Спросила о маме, позвала ее.
Гойко сказал, что с ней все хорошо, ее положили в другое отделение.
Себина выслушала ложь, не захотела даже попить, ничего.
Ни разу не пошевелила руками. Кроссовка лежала рядом.
И сейчас я вспоминаю самолет, горящую надпись «ЕХIТ», незнакомую женщину, которая показывала мне светящийся башмак…
Гойко сказал, что лампочки, наверное, испортились, заблокировались из-за взрыва, поэтому свет в резиновой подошве не гас.
Язык бледного пламени на железном столике. Себина могла смотреть на него. Гойко, оставив кроссовку на месте, загадал: если свет не погаснет, Себина тоже не умрет. Это была одна из его самых страшных ставок.
Себина угасла на рассвете, кроссовка пережила ее на несколько часов.
— А потом я ушел.
Пошел воевать сначала на фронт Добрыни, потом в траншеи Жуча. Он был поэтом, бродячим торговцем, радиолюбителем, гидом, балбесом, который в жизни ни в кого не стрелял, даже в голубей. Но научился сразу, потому что ненависти учатся за одну ночь.
Месяцами не вылезал из грязи, за спиной — боекомплект.
— Я мог бы воевать и с одним ножом или вообще голыми руками…
Замолкает. Однажды они сожгли целую деревню. Сербских крестьян, гражданское население, которое никому не сделало зла. Он не участвовал. Но никак не помог им. Сидел на холме и курил.

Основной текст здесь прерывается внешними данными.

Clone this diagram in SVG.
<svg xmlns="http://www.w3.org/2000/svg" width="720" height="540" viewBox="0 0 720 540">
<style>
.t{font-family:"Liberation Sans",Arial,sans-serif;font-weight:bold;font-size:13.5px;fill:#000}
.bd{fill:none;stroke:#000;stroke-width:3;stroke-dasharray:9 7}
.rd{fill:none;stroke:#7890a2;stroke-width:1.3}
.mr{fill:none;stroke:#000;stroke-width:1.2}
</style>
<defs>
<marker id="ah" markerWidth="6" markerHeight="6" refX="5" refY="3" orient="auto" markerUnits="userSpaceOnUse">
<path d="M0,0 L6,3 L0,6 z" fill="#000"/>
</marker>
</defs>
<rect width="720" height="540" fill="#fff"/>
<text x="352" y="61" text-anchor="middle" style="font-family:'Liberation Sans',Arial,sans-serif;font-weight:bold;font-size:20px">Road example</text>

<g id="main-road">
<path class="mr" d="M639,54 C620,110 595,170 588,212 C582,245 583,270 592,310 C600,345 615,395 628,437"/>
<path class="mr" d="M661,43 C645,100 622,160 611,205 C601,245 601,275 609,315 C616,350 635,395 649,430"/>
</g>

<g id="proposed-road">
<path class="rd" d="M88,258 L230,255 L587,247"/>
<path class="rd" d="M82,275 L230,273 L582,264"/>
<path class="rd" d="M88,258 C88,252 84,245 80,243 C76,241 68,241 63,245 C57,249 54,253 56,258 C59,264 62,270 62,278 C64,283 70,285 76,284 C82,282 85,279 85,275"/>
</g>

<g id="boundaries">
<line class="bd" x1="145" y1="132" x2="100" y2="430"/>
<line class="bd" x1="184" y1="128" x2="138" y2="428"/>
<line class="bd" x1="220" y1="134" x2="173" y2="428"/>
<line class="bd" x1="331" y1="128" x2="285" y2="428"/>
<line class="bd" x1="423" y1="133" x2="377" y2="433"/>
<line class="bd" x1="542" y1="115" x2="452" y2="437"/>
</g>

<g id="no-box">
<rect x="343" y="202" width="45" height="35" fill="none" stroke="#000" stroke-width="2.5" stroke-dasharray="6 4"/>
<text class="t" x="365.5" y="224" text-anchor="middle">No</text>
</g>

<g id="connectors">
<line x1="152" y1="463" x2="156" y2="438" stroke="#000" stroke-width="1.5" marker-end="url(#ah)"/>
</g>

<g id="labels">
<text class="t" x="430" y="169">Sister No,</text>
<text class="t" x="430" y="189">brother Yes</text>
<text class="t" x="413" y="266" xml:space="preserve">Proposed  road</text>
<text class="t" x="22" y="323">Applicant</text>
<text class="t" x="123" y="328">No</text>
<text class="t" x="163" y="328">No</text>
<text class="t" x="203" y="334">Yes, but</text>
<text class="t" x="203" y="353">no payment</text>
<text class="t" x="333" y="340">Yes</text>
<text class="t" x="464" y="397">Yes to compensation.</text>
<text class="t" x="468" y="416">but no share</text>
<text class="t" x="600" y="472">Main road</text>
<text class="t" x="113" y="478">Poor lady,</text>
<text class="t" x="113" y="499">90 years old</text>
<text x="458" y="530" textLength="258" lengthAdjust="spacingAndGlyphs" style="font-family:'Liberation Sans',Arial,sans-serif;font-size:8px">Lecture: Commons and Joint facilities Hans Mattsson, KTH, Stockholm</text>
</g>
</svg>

Пьетро слушает, не глядя больше на мальчишек с мячом, смотрит на героя той мерзкой войны, который вернулся разукрашенный медалями, как разряженный ради праздника осел.
— Скольких ты убил?
Гойко, улыбаясь, ерошит ему волосы, потому что сейчас Пьетро смотрит на него по-другому, блестящими испуганными глазами.
— Это ужасные вещи, о которых надо забыть…
— Расскажи что-нибудь…
Прошу его:
— Перестань, Пьетро, перестань, дуралей.
Гойко кивает в сторону ребят с мячом:
— Однажды мы с бойцами из отряда играли на поле… только вместо мяча у нас была голова, мы ее отрезали у четника и играли ею, пинали по зеленому полю с желтыми и голубыми цветочками… Вспотели, нам было весело, для нас это была просто игра, как будто так и должно быть, нам только не хотелось пачкаться кровью, поэтому мы подвернули штанины.
— Правда?
Гойко встает, бросает бутылку из-под пива в урну для пластиковых отходов.
— Правда. С того самого дня я не мог больше прикасаться к мячу, до вчерашнего дня, когда мы играли с тобой.